OBJECTIVE: Return the lines where the word "size" occurs.

------------------------------------------------------------------------

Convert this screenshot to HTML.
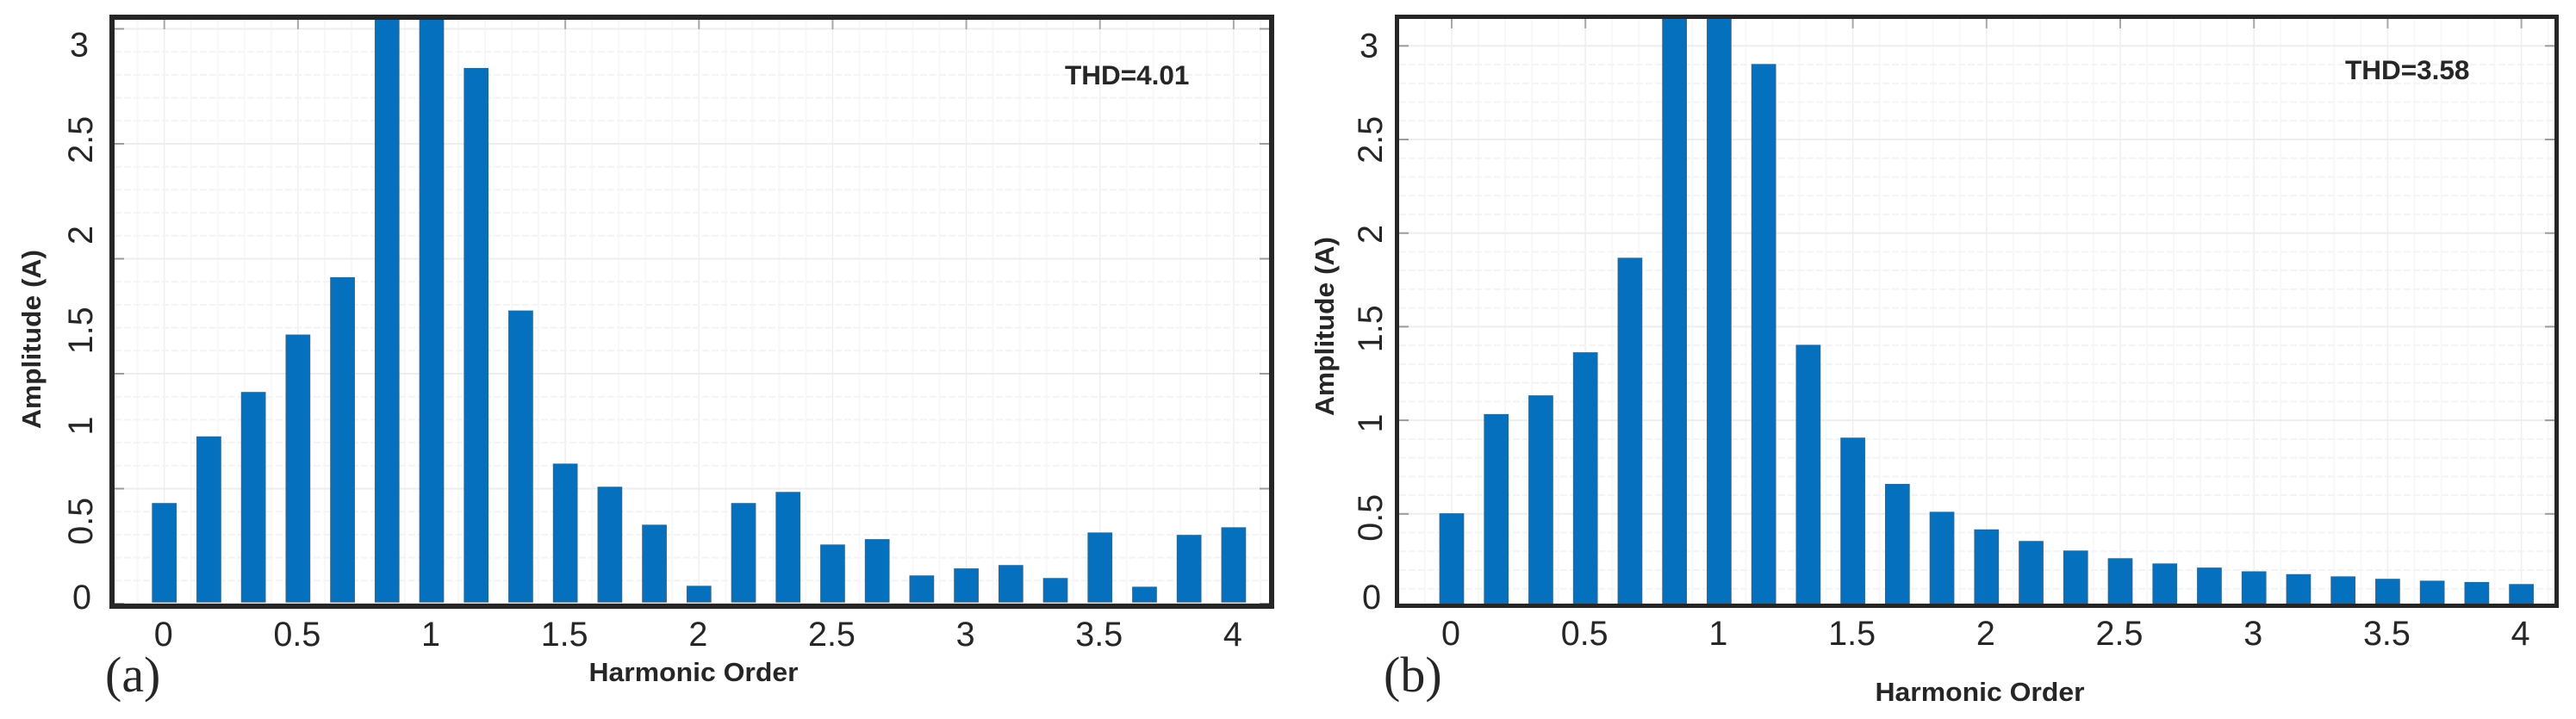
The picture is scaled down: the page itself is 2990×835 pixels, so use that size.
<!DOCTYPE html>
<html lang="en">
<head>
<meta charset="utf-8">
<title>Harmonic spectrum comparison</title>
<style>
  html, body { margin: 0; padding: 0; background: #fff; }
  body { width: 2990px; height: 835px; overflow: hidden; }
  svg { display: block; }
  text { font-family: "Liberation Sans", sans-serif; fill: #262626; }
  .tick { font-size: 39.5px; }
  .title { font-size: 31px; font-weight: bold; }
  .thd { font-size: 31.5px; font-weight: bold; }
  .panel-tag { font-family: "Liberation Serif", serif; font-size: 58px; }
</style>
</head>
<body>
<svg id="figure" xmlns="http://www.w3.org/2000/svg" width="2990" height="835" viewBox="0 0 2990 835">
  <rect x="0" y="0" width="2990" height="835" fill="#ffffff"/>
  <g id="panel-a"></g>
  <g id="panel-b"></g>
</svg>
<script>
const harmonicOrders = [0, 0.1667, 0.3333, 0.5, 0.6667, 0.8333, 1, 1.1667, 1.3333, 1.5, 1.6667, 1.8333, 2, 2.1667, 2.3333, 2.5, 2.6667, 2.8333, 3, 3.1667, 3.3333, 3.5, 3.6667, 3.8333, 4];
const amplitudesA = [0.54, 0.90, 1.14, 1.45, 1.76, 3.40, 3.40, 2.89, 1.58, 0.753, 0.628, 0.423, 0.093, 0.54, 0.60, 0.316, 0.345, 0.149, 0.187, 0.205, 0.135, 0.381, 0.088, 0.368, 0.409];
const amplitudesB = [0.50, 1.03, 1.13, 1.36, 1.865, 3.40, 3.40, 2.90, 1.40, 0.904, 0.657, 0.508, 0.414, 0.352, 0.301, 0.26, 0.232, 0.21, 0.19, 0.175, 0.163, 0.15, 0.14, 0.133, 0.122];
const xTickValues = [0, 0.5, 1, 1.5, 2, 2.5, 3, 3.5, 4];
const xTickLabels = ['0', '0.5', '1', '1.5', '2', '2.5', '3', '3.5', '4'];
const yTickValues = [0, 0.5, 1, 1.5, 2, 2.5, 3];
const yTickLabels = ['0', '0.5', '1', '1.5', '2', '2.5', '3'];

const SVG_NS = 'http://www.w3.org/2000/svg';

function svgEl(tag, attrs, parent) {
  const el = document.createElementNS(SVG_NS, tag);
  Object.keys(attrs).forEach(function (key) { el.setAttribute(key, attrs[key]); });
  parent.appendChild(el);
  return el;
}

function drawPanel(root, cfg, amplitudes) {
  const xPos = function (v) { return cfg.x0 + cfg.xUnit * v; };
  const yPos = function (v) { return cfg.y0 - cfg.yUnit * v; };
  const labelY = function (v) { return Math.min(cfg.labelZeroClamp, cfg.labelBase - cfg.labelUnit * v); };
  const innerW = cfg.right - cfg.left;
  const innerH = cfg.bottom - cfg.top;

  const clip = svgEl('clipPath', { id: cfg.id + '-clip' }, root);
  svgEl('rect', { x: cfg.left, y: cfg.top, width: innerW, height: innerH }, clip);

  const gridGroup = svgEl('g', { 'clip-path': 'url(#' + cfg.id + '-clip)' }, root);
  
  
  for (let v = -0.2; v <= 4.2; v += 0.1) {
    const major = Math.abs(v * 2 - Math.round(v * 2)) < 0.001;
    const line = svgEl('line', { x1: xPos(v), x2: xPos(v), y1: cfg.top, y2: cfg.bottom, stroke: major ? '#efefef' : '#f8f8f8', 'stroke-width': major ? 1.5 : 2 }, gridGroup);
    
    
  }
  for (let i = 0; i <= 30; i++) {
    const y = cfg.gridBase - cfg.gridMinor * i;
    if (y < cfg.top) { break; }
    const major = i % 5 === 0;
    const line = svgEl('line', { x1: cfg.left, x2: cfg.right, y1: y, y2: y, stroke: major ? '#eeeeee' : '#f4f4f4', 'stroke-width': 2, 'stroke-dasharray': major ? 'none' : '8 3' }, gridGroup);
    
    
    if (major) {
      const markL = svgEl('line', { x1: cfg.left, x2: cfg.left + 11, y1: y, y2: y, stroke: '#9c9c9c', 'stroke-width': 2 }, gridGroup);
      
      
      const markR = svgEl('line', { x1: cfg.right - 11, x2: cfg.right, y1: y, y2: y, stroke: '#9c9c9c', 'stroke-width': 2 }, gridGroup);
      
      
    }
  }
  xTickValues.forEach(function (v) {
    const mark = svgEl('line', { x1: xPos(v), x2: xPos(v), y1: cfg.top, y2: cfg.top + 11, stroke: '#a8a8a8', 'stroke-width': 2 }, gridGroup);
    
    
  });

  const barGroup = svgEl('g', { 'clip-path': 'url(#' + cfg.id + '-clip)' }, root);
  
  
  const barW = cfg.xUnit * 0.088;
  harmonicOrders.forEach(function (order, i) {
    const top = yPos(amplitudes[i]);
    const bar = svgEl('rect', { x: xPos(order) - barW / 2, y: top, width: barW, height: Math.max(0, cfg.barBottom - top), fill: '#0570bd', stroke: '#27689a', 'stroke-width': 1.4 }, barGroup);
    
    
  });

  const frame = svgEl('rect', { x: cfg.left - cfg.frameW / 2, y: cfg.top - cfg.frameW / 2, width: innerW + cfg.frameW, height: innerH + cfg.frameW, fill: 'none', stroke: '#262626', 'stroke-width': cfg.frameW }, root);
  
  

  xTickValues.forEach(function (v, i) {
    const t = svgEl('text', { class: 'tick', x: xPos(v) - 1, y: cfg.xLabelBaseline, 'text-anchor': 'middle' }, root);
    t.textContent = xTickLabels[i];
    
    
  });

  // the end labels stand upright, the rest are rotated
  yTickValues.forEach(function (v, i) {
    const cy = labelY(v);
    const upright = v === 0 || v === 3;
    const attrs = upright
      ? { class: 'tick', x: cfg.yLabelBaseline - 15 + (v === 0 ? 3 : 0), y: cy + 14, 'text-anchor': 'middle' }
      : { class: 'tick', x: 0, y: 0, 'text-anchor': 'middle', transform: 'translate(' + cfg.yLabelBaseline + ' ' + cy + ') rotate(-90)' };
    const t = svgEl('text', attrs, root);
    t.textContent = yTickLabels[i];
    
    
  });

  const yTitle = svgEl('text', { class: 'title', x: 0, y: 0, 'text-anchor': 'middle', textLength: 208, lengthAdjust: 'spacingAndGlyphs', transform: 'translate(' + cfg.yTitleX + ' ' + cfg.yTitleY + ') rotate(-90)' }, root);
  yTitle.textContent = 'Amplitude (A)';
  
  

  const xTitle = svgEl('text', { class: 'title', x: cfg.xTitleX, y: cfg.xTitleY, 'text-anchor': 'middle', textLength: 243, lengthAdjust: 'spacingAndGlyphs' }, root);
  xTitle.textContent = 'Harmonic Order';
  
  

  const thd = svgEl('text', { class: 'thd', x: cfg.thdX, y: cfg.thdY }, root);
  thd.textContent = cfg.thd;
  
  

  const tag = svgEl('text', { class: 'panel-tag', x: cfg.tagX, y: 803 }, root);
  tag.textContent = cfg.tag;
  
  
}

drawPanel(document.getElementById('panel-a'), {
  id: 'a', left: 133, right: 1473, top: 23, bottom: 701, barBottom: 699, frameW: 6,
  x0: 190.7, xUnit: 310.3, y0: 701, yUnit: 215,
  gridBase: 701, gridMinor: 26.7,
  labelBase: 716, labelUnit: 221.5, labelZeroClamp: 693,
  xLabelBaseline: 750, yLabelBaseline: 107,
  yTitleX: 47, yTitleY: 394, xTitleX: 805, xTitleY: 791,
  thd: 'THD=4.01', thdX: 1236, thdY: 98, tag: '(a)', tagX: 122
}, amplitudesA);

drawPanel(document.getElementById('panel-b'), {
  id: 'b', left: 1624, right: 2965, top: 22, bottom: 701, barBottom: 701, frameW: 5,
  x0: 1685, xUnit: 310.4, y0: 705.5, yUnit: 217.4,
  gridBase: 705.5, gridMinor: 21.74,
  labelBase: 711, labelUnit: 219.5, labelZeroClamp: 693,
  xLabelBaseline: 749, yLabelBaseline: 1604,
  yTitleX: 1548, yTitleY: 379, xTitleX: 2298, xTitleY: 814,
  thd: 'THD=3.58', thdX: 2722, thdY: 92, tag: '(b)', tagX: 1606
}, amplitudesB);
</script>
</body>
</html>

------------------------------------------------------------------------

RESULT:
The picture is scaled down: the page itself is 2990×835 pixels, so use that size.
  .tick { font-size: 39.5px; }
  .title { font-size: 31px; font-weight: bold; }
  .thd { font-size: 31.5px; font-weight: bold; }
  .panel-tag { font-family: "Liberation Serif", serif; font-size: 58px; }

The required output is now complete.